"I am willing enough to employ all my thoughts upon _myself_, but
there is nobody here who wishes to think with or about me, so I am
very sick and a little sullen, and disposed now and then to say, like
king David, 'My lovers and my friends have been put away from me, and
my acquaintance hid out of my sight.' If the last letter I wrote
showed some degree of placid acquiescence in a situation, which,
however displeasing, is the best I can get at just now, I pray God to
keep me in that disposition, and to lay no more calamity upon me
which may again tempt me to murmur and complain. _In the meantime
assure yourself of my undiminished kindness and veneration: they have
been long out of accident's power either to lessen or increase."_....
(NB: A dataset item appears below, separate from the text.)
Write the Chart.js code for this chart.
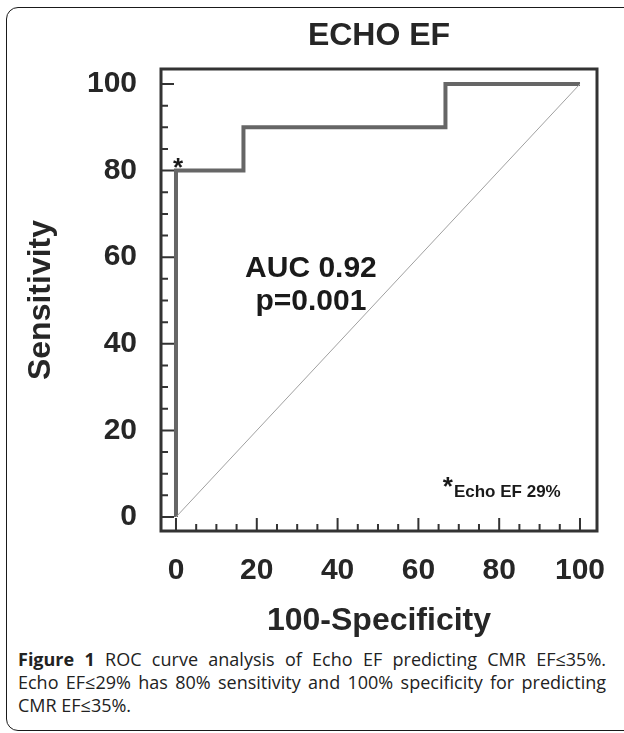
<!DOCTYPE html>
<html>
<head>
<meta charset="utf-8">
<script src="https://cdn.jsdelivr.net/npm/chart.js@4.4.1/dist/chart.umd.min.js"></script>
<style>
  html, body { margin: 0; padding: 0; background: #fff; width: 624px; height: 733px; overflow: hidden; position: relative; }
  #frame { position: absolute; left: 6px; top: 7px; width: 660px; height: 722px; border: 1.5px solid #1a1a1a; border-radius: 12px; }
  #chart { position: absolute; left: 0; top: 0; }
  #caption { position: absolute; left: 18px; top: 648px; width: 588px; font-family: "Open Sans"; font-size: 18px;
             line-height: 23px; color: #222; }
  #caption span { display: block; white-space: nowrap; }
  #caption .j { text-align: justify; text-align-last: justify; }
</style>
</head>
<body>
<div id="frame"></div>
<canvas id="chart" width="624" height="640"></canvas>
<div id="caption"><span class="j"><b>Figure 1</b> ROC curve analysis of Echo EF predicting CMR EF≤35%.</span><span class="j">Echo EF≤29% has 80% sensitivity and 100% specificity for predicting</span><span>CMR EF≤35%.</span></div>
<script>
// ROC curve points (100-specificity, sensitivity)
var rocX = [0, 0, 16.7, 16.7, 66.7, 66.7, 100];
var rocY = [0, 80, 80, 90, 90, 100, 100];
// reference diagonal
var refX = [0, 100];
var refY = [0, 100];

var majorTicks = [0, 20, 40, 60, 80, 100];
var minorTicks = [5, 10, 15, 25, 30, 35, 45, 50, 55, 65, 70, 75, 85, 90, 95];

var chartTitle = 'ECHO EF';
var xTitle = '100-Specificity';
var yTitle = 'Sensitivity';
var aucText = ['AUC 0.92', 'p=0.001'];
var cutText = 'Echo EF 29%';

var fam = '"Liberation Sans", Arial, sans-serif';
var ink = '#262626';

function pts(xs, ys) {
  var out = [];
  for (var i = 0; i < xs.length; i++) out.push({x: xs[i], y: ys[i]});
  return out;
}

// box round the plot, inward ticks and the text inside the plot
var framePlugin = {
  id: 'framePlugin',
  afterDatasetsDraw: function(chart) {
    var ctx = chart.ctx, a = chart.chartArea;
    var xs = chart.scales.x, ys = chart.scales.y;
    ctx.save();
    ctx.strokeStyle = '#333';
    ctx.lineWidth = 3;
    ctx.strokeRect(a.left, a.top, a.right - a.left, a.bottom - a.top);

    ctx.lineWidth = 2;
    ctx.beginPath();
    majorTicks.forEach(function(v) {
      var px = xs.getPixelForValue(v), py = ys.getPixelForValue(v);
      ctx.moveTo(px, a.bottom); ctx.lineTo(px, a.bottom - 13);
      ctx.moveTo(a.left, py); ctx.lineTo(a.left + 13, py);
    });
    minorTicks.forEach(function(v) {
      var px = xs.getPixelForValue(v), py = ys.getPixelForValue(v);
      ctx.moveTo(px, a.bottom); ctx.lineTo(px, a.bottom - 7);
      ctx.moveTo(a.left, py); ctx.lineTo(a.left + 7, py);
    });
    ctx.stroke();

    ctx.fillStyle = '#1a1a1a';
    ctx.textBaseline = 'alphabetic';
    ctx.textAlign = 'center';
    ctx.font = 'bold 30px ' + fam;
    ctx.fillText(aucText[0], xs.getPixelForValue(33.4), ys.getPixelForValue(55.4));
    ctx.fillText(aucText[1], xs.getPixelForValue(33.4), ys.getPixelForValue(47.8));

    // asterisk at the 29% cut-off point
    ctx.font = 'bold 26px ' + fam;
    ctx.fillText('*', xs.getPixelForValue(rocX[1]) + 2, ys.getPixelForValue(rocY[1]) + 5);
    ctx.fillText('*', xs.getPixelForValue(67.3), ys.getPixelForValue(5.1));
    ctx.textAlign = 'left';
    ctx.font = 'bold 17px ' + fam;
    ctx.fillText(cutText, xs.getPixelForValue(68.8), ys.getPixelForValue(4.6));
    ctx.restore();
  }
};

var tickFont = {family: fam, size: 30, weight: 'bold'};
var titleFont = {family: fam, size: 32, weight: 'bold'};

new Chart(document.getElementById('chart'), {
  type: 'line',
  data: {
    datasets: [{
      data: pts(refX, refY),
      borderColor: '#a0a0a0',
      borderWidth: 1,
      pointRadius: 0,
      fill: false
    }, {
      data: pts(rocX, rocY),
      borderColor: '#666',
      borderWidth: 4,
      borderJoinStyle: 'miter',
      pointRadius: 0,
      fill: false
    }]
  },
  options: {
    responsive: false,
    animation: false,
    layout: {padding: {left: 0, right: 27, top: 0, bottom: 0}},
    plugins: {
      legend: {display: false},
      tooltip: {enabled: false},
      title: {
        display: true, text: chartTitle, fullSize: false, color: ink,
        font: titleFont, padding: {top: 17, bottom: 13.6}
      }
    },
    scales: {
      x: {
        type: 'linear', min: -3.71, max: 104.21,
        afterBuildTicks: function(s) { s.ticks = majorTicks.map(function(v) { return {value: v}; }); },
        afterFit: function(s) { s.height = 109; },
        grid: {display: false}, border: {display: false},
        ticks: {padding: 14, font: tickFont, color: ink, maxRotation: 0, autoSkip: false},
        title: {display: true, text: xTitle, font: titleFont, color: ink, padding: {top: 0, bottom: 0}}
      },
      y: {
        type: 'linear', min: -3.23, max: 103.46,
        afterBuildTicks: function(s) { s.ticks = majorTicks.map(function(v) { return {value: v}; }); },
        afterFit: function(s) { s.width = 161; },
        grid: {display: false}, border: {display: false},
        ticks: {padding: 16, font: tickFont, color: ink, autoSkip: false},
        title: {display: true, text: yTitle, font: titleFont, color: ink, padding: {top: 22, bottom: 0}}
      }
    }
  },
  plugins: [framePlugin]
});
</script>
</body>
</html>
"That _you_ should be solitary is a sad thing, and a strange one too,
when every body is willing to drop in, and for a quarter of an hour
at least, save you from a _tete-a-tete_ with yourself. I never could
catch a moment when you were alone whilst we were in London, and Miss
Thrale says the same thing."
A few days afterwards, June 19th, he writes:
"I am sitting down in no cheerful solitude to write a narrative which
would once have affected you with tenderness and sorrow, but which
you will perhaps pass over now with the careless glance of frigid
indifference. For this diminution of regard, however, I know not
whether I ought to blame you, who may have reasons which I cannot
know, and I do not blame myself, who have for a great part of human
life done you what good I could, and have never done you evil.